MATERIAL FOR THIS TASK:
------------------------

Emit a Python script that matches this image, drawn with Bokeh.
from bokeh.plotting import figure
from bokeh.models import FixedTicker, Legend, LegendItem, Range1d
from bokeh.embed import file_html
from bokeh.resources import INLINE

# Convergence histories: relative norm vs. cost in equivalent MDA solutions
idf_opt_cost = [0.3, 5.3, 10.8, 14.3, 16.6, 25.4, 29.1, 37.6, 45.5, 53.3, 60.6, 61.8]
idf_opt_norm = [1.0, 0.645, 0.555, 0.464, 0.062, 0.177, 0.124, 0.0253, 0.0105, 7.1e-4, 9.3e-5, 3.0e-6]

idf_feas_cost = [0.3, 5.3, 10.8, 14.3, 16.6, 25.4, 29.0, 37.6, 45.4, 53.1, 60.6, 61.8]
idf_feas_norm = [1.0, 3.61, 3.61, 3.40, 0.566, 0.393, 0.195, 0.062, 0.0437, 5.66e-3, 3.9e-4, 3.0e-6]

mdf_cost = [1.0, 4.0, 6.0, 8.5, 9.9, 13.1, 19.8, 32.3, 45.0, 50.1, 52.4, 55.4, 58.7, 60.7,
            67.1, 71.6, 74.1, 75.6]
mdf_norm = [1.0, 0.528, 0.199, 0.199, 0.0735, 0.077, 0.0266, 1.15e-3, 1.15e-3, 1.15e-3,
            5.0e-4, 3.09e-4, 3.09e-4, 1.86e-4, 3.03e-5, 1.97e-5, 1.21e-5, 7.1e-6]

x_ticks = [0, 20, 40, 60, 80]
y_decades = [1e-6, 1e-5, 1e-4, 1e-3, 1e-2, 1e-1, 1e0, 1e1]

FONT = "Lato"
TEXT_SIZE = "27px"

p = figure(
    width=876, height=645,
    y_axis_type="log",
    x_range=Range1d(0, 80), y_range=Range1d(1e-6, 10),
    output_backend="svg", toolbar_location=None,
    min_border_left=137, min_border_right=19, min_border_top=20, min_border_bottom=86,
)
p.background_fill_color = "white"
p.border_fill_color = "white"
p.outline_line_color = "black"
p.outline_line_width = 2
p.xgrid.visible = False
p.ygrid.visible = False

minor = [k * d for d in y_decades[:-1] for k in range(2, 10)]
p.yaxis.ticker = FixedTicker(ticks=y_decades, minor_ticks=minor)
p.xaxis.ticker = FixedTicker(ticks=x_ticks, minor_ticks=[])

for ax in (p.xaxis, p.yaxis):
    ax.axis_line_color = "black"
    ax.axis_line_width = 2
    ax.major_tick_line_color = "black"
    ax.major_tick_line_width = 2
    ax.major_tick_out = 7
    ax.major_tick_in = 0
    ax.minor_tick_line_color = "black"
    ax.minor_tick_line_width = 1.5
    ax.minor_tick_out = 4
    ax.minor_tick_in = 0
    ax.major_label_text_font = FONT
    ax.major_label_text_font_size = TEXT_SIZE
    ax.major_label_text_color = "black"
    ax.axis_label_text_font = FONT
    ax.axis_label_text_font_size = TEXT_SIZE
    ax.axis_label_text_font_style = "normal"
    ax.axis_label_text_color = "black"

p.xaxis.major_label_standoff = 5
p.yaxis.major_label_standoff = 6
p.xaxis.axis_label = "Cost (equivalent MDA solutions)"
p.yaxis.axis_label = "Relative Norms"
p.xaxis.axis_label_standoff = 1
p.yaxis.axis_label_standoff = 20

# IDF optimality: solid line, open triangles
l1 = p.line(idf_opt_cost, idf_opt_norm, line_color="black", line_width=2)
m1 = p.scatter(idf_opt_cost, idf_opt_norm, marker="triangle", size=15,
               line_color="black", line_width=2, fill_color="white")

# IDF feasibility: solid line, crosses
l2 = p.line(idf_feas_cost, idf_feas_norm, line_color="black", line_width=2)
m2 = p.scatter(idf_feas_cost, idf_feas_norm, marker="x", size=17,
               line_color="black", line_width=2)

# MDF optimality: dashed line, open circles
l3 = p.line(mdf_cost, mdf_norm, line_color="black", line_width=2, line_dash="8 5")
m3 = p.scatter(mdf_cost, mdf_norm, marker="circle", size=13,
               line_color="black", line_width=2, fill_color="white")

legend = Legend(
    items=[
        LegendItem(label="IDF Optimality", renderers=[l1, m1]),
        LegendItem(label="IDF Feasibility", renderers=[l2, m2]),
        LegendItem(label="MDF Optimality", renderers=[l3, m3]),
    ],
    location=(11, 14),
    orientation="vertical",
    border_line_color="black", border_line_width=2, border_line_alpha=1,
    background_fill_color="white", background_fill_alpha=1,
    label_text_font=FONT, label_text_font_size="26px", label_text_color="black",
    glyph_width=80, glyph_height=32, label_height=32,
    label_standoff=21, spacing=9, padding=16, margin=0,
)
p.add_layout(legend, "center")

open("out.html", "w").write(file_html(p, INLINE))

------------------------

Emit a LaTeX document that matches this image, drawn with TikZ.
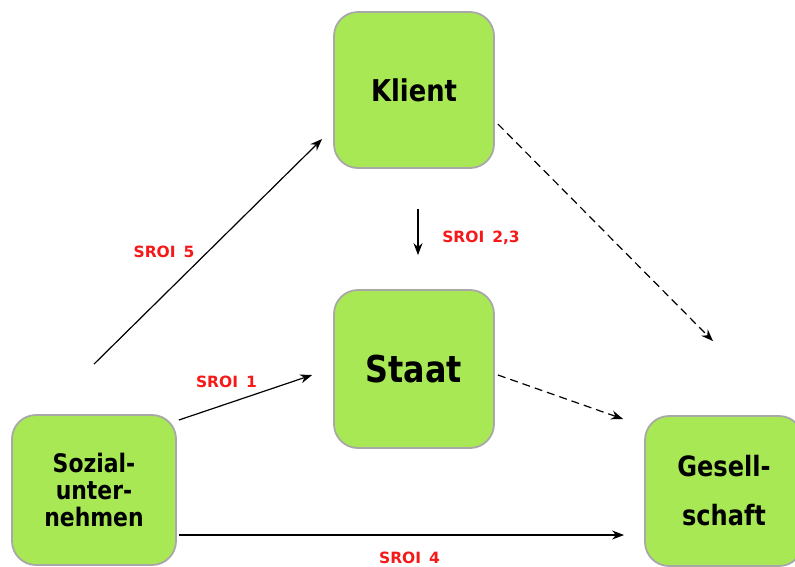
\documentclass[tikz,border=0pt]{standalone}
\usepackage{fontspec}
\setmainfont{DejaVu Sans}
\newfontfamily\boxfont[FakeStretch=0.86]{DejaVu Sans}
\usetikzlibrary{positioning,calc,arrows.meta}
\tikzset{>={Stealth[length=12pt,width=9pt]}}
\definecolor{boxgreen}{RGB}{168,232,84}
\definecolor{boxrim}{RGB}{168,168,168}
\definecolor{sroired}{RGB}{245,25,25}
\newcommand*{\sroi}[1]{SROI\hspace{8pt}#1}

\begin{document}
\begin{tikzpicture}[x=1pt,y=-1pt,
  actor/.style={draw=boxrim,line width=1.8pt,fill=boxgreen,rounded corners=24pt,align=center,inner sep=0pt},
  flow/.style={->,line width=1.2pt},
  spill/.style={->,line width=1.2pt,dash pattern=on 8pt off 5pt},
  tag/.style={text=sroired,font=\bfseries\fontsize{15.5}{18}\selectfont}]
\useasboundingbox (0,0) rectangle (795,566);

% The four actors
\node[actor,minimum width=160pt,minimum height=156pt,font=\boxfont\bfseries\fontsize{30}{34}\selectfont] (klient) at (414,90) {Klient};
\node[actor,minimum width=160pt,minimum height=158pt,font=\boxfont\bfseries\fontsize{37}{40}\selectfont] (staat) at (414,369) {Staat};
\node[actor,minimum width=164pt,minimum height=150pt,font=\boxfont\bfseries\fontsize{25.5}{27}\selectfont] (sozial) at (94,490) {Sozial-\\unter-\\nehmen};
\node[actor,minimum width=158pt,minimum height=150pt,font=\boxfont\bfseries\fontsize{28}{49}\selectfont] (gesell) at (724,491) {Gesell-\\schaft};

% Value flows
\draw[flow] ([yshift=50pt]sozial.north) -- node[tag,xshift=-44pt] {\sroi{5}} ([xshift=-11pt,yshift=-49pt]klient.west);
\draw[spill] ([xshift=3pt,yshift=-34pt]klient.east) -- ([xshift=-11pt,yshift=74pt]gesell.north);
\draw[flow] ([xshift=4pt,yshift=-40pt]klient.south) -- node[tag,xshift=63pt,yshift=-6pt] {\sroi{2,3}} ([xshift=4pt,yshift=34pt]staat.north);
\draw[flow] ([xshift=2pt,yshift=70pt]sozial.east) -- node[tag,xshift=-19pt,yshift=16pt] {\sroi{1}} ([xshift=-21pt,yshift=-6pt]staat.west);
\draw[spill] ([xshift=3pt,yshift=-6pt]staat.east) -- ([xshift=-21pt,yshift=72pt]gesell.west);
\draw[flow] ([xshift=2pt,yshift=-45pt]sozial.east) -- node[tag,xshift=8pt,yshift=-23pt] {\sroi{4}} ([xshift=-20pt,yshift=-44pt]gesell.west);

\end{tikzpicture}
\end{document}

------------------------

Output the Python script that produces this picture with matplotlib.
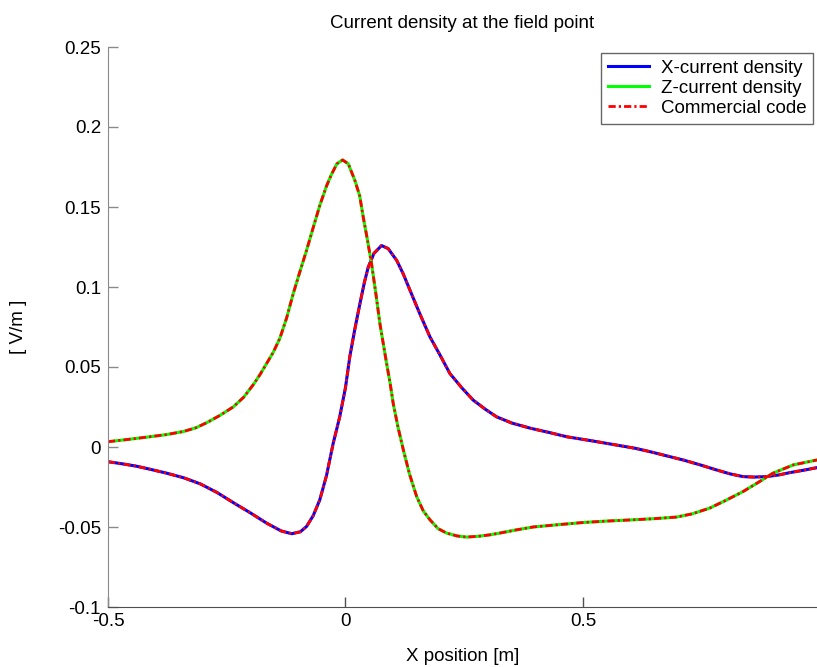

------------------------

Pick out the part that begins with the line containing "Emit a LaTeX" and finishes with the line containing "(0,0) rectangle (795,566);", both included. Restate it exactly, without images.

ANSWER TO THE PROBLEM:
Emit a LaTeX document that matches this image, drawn with TikZ.
\documentclass[tikz,border=0pt]{standalone}
\usepackage{fontspec}
\setmainfont{DejaVu Sans}
\newfontfamily\boxfont[FakeStretch=0.86]{DejaVu Sans}
\usetikzlibrary{positioning,calc,arrows.meta}
\tikzset{>={Stealth[length=12pt,width=9pt]}}
\definecolor{boxgreen}{RGB}{168,232,84}
\definecolor{boxrim}{RGB}{168,168,168}
\definecolor{sroired}{RGB}{245,25,25}
\newcommand*{\sroi}[1]{SROI\hspace{8pt}#1}

\begin{document}
\begin{tikzpicture}[x=1pt,y=-1pt,
  actor/.style={draw=boxrim,line width=1.8pt,fill=boxgreen,rounded corners=24pt,align=center,inner sep=0pt},
  flow/.style={->,line width=1.2pt},
  spill/.style={->,line width=1.2pt,dash pattern=on 8pt off 5pt},
  tag/.style={text=sroired,font=\bfseries\fontsize{15.5}{18}\selectfont}]
\useasboundingbox (0,0) rectangle (795,566);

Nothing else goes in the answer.